Hi guys, I had a quick question for you all. I mainly collect early Philco consoles 1928-1934 and have always had one questions when I am ordering electrolytics for these old sets.
Can anybody tell me the general ball park of what voltage rating electrolytics were on these early consoles, mainly I am ordering parts for a 15X, 76, 86 Neutrodyne, and 80 Jr. Cathedral.
Is 500v safe, I am trying to get as close to the original mF value, I would rather have voltage higher than what is prescribed. Some of the values I find for sale don't go up to 630V, rather 500v or 400v for certin mF values that I am looking for.
Hi All;
Jon, is that B1 or D1 (I can't tell from the picture) Telephone, in working order or is it just for Display with the other Radios ?? It looks nice, I have a D1 with a later Handset, that I use on a daily Basis..
THANK YOU Marty
Most Philco electrolytics that are across rectifiers and thus are exposed to the highest voltage and highest ripple current are rated 450V.
They are un fact a bit underrated as if you doo not load your rectifier the voltage acropss the ectrolytic cap may easily exceed the rated one by about 100V or so. However due to the fact that the rectiifier is a tube and the load is the tubes, they come up more or less at the same time and so the voltage across the cap is not exceeded, since as the rectifier starts to conduct so do other tubes.

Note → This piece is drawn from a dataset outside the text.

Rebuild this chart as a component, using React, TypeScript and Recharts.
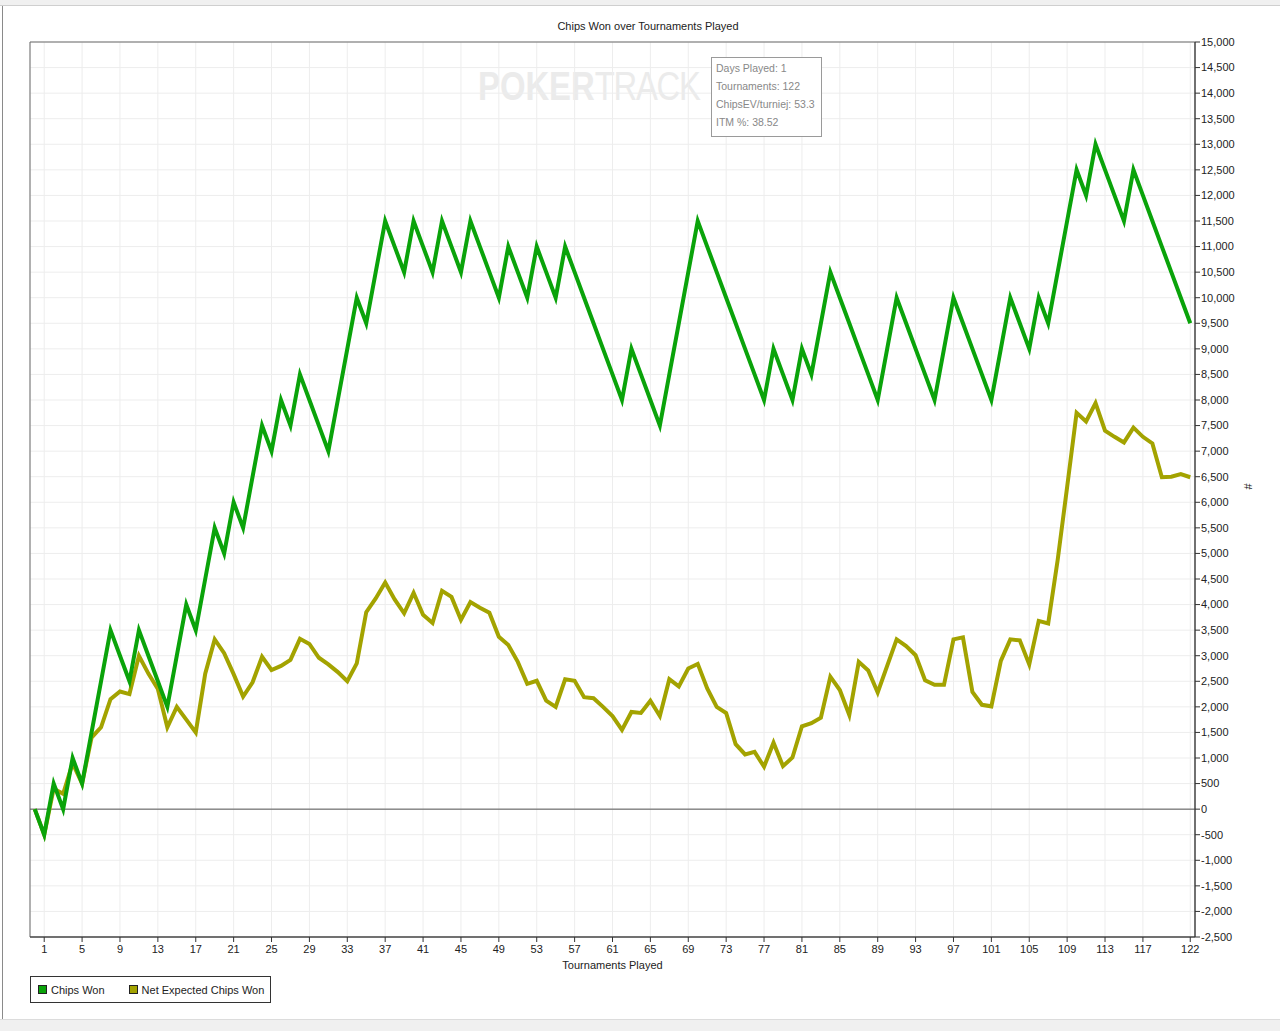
import React from 'react';
import { LineChart, Line, XAxis, YAxis, CartesianGrid, ReferenceLine, ReferenceArea } from 'recharts';

// cumulative chips per tournament, index 0 = start
const chipsWon = [
  0, -500, 500, 0, 1000, 500, 1500, 2500, 3500, 3000,
  2500, 3500, 3000, 2500, 2000, 3000, 4000, 3500, 4500, 5500,
  5000, 6000, 5500, 6500, 7500, 7000, 8000, 7500, 8500, 8000,
  7500, 7000, 8000, 9000, 10000, 9500, 10500, 11500, 11000, 10500,
  11500, 11000, 10500, 11500, 11000, 10500, 11500, 11000, 10500, 10000,
  11000, 10500, 10000, 11000, 10500, 10000, 11000, 10500, 10000, 9500,
  9000, 8500, 8000, 9000, 8500, 8000, 7500, 8500, 9500, 10500,
  11500, 11000, 10500, 10000, 9500, 9000, 8500, 8000, 9000, 8500,
  8000, 9000, 8500, 9500, 10500, 10000, 9500, 9000, 8500, 8000,
  9000, 10000, 9500, 9000, 8500, 8000, 9000, 10000, 9500, 9000,
  8500, 8000, 9000, 10000, 9500, 9000, 10000, 9500, 10500, 11500,
  12500, 12000, 13000, 12500, 12000, 11500, 12500, 12000, 11500, 11000,
  10500, 10000, 9500,
];

const netExpected = [
  0, -500, 400, 300, 900, 500, 1400, 1600, 2150, 2300,
  2250, 3000, 2650, 2350, 1600, 2000, 1750, 1500, 2650, 3320,
  3050, 2640, 2200, 2480, 2980, 2720, 2800, 2920, 3330, 3230,
  2960, 2830, 2680, 2500, 2850, 3850, 4120, 4430, 4100, 3830,
  4230, 3800, 3640, 4270, 4150, 3700, 4050, 3940, 3840, 3370,
  3210, 2880, 2450, 2510, 2120, 2000, 2540, 2510, 2190, 2170,
  2000, 1820, 1550, 1900, 1880, 2120, 1820, 2540, 2400, 2750,
  2840, 2360, 2000, 1880, 1270, 1070, 1120, 830, 1300, 840,
  1010, 1620, 1680, 1790, 2590, 2330, 1840, 2880, 2710, 2280,
  2800, 3320, 3190, 3010, 2520, 2430, 2430, 3320, 3360, 2290,
  2040, 2010, 2900, 3320, 3300, 2830, 3680, 3630, 4870, 6300,
  7750, 7580, 7940, 7400, 7280, 7170, 7460, 7280, 7150, 6490,
  6500, 6550, 6490,
];

const xTicks = [1, 5, 9, 13, 17, 21, 25, 29, 33, 37, 41, 45, 49, 53, 57, 61, 65, 69, 73, 77, 81, 85, 89, 93, 97, 101, 105, 109, 113, 117, 122];

const yTicks = [
  -2500, -2000, -1500, -1000, -500, 0, 500, 1000, 1500, 2000, 2500, 3000, 3500, 4000,
  4500, 5000, 5500, 6000, 6500, 7000, 7500, 8000, 8500, 9000, 9500, 10000, 10500,
  11000, 11500, 12000, 12500, 13000, 13500, 14000, 14500, 15000,
];

const infoLines = ['Days Played: 1', 'Tournaments: 122', 'ChipsEV/turniej: 53.3', 'ITM %: 38.52'];

const GREEN = '#0aa30a';
const OLIVE = '#a3a300';
const FONT = '"Liberation Sans", Arial, sans-serif';

const data = chipsWon.map((v, i) => ({ t: i, won: v, ev: netExpected[i] }));

const tickStyle = { fontSize: 11, fill: '#222', fontFamily: FONT };

export default function App() {
  return (
    <div style={{ position: 'absolute', left: 0, top: 0, width: 1280, height: 1031, background: '#fff', overflow: 'hidden', fontFamily: FONT }}>
      {/* window chrome */}
      <div style={{ position: 'absolute', left: 0, top: 0, width: 1280, height: 5, background: '#f0f0f0', borderBottom: '1px solid #cfcfcf' }} />
      <div style={{ position: 'absolute', left: 2, top: 6, width: 1, height: 1013, background: '#8a8a8a' }} />
      <div style={{ position: 'absolute', left: 0, top: 1019, width: 1280, height: 12, background: '#f0f0f0', borderTop: '1px solid #dcdcdc' }} />

      <div style={{ position: 'absolute', left: 0, top: 20, width: 1296, textAlign: 'center', fontSize: 11, color: '#222' }}>
        Chips Won over Tournaments Played
      </div>

      {/* watermark */}
      <div style={{ position: 'absolute', left: 478, top: 62, fontSize: 40, color: '#ebebeb', whiteSpace: 'nowrap', lineHeight: '48px', transform: 'scaleX(0.82)', transformOrigin: 'left top' }}>
        <span style={{ fontWeight: 700 }}>POKER</span>
        <span style={{ fontWeight: 400, letterSpacing: -1.5 }}>TRACK</span>
      </div>

      <div style={{ position: 'absolute', left: 0, top: 0 }}>
        <LineChart width={1280} height={1031} data={data} margin={{ top: 42, right: 0, left: 30, bottom: 60 }}>
          <CartesianGrid stroke="#ededed" strokeWidth={1} />
          <ReferenceArea x1={-0.5} x2={122.5} y1={-2500} y2={15000} fill="none" stroke="#6a6a6a" strokeWidth={1} ifOverflow="visible" />
          <XAxis
            dataKey="t"
            type="number"
            domain={[-0.5, 122.5]}
            ticks={xTicks}
            interval={0}
            allowDataOverflow
            height={34}
            tickSize={5}
            tickMargin={3}
            stroke="#333"
            tick={tickStyle}
            label={{ value: 'Tournaments Played', position: 'insideBottom', offset: 2, style: { fontSize: 11, fill: '#222', fontFamily: FONT } }}
          />
          <YAxis
            orientation="right"
            width={85}
            domain={[-2500, 15000]}
            ticks={yTicks}
            interval={0}
            allowDataOverflow
            tickSize={5}
            tickMargin={1}
            stroke="#333"
            tick={tickStyle}
            tickFormatter={(v: number) => v.toLocaleString('en-US')}
            label={{ value: '#', angle: 90, position: 'insideRight', offset: 32, style: { fontSize: 11, fill: '#222', fontFamily: FONT } }}
          />
          <ReferenceLine y={0} stroke="#555" strokeWidth={1} />
          <Line type="linear" dataKey="ev" stroke={OLIVE} strokeWidth={4} dot={false} isAnimationActive={false} />
          <Line type="linear" dataKey="won" stroke={GREEN} strokeWidth={4} dot={false} isAnimationActive={false} />
        </LineChart>
      </div>

      {/* stats box */}
      <div style={{ position: 'absolute', left: 711, top: 57, width: 111, height: 80, border: '1px solid #9a9a9a', background: '#fff', boxSizing: 'border-box', padding: '1px 0 0 4px' }}>
        {infoLines.map((s) => (
          <div key={s} style={{ fontSize: 10.5, color: '#888', lineHeight: '18px', whiteSpace: 'nowrap' }}>{s}</div>
        ))}
      </div>

      {/* legend */}
      <div style={{ position: 'absolute', left: 30, top: 976, width: 241, height: 27, border: '1px solid #333', boxSizing: 'border-box', display: 'flex', alignItems: 'center', fontSize: 11, color: '#222' }}>
        <span style={{ display: 'inline-block', width: 7, height: 7, background: GREEN, border: '1px solid #222', marginLeft: 7, marginRight: 4 }} />
        <span>Chips Won</span>
        <span style={{ display: 'inline-block', width: 7, height: 7, background: OLIVE, border: '1px solid #222', marginLeft: 24, marginRight: 4 }} />
        <span>Net Expected Chips Won</span>
      </div>
    </div>
  );
}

So 450V is good enough and I use them.
Then again, when replacing the electrolytics, you can always read the values off them. Mine in 37-116, as well as in others, are original Philco caps and read 450V.
Last but not least: I recently wrote a thread about the ripple rating. To achieve a higher one I use lower voltage (such as 350V) double capacitance caps in series. As a result I achieve high ripple rating and as a bonus I have very high voltage rating. No matter what happens in that radio the voltage is not exceeding 700VDC. Kill two birds with one stone.
Quote:Hi All;
Jon, is that B1 or D1 (I can't tell from the picture) Telephone, in working order or is it just for Display with the other Radios ?? It looks nice, I have a D1 with a later Handset, that I use on a daily Basis..
THANK YOU Marty
Marty that is a working Western Electric D1 with a matching handset. I also have a 302 and a real old 40AL candlestick with ringer. I use all three, in fact I just called my Aunt from Wyoming on the D1 a hour ago, Western electric made amazing phones and the sound quality is second to non in my opinion.
Morzh, thanks for your reply that answers my questions, I went with 600v ratings for the electrolytics on a Philco 80 Jr. I will be restoring soon after I can finalize this 71B that has been giving me so much trouble lately.
Inexpensive as they are, no problems subbing a couple of 450 volt caps in series if there is any doubt belt and suspender mode. If you need 22 mfd for example, two identical 47 mfds in series would be just fine. Bleeder/load resistors let's say 220 K 1 watt on each leg are optional, good of you to add a fuse too, lest this thread continues until it snows again.
The model 76 and 86 do not use electrolytic caps they used large paper capacitors. In the case of the 76 and 86 I would try to get 630 volt poly film capacitors as replacements. On most AC sets 450 vdc is about what you need for electrolytic caps.
Regards
Arran
Thank you Arran, didn't know they had paper caps. Does that mean they are dry electrolytics? I had heard from several people that dry electrolytics don't usually go bad, do they?
No they are not electrolytic capacitors, dry or wet, they are very large paper capacitors. When the model 76 and 86 were built electrolytic capacitors were not available so they used large paper capacitors of between 1 and 3 mfd and used extra filter chokes in the power supply to get rid of the AC ripple. In the case of Philco they used these in most sets built between 1928 and 30 and mounted them inside a tar filled can located somewhere on the chassis. They can be replaced by small electrolytics of course but the poly film substitutes are only about $2 a piece and they will last many decades without having to be replaced again.
Regards
Arran
Thanks Arran, I figure here in a few month I will dive in the 76 first. I don't know why I but I am nervous to start on the 86 since it is a Neutrodyne. Do I need to watch out for anything when working on the Neutrodyne?
Left hand in pocket unless of other persuatsion, and feet on a triple dry rubber chair, and power to the room and all recepticles Dead proved by an all way-killl-plug and power cord cut and responsibly recycled.
Thanks Dennis it is a Western Electric 202. The 40AL I have works but when someone calls in the ringer does not sound nor does the lever with the ball on it move to ring the ringer. I wonder how I can fix it, could it be a bad condenser.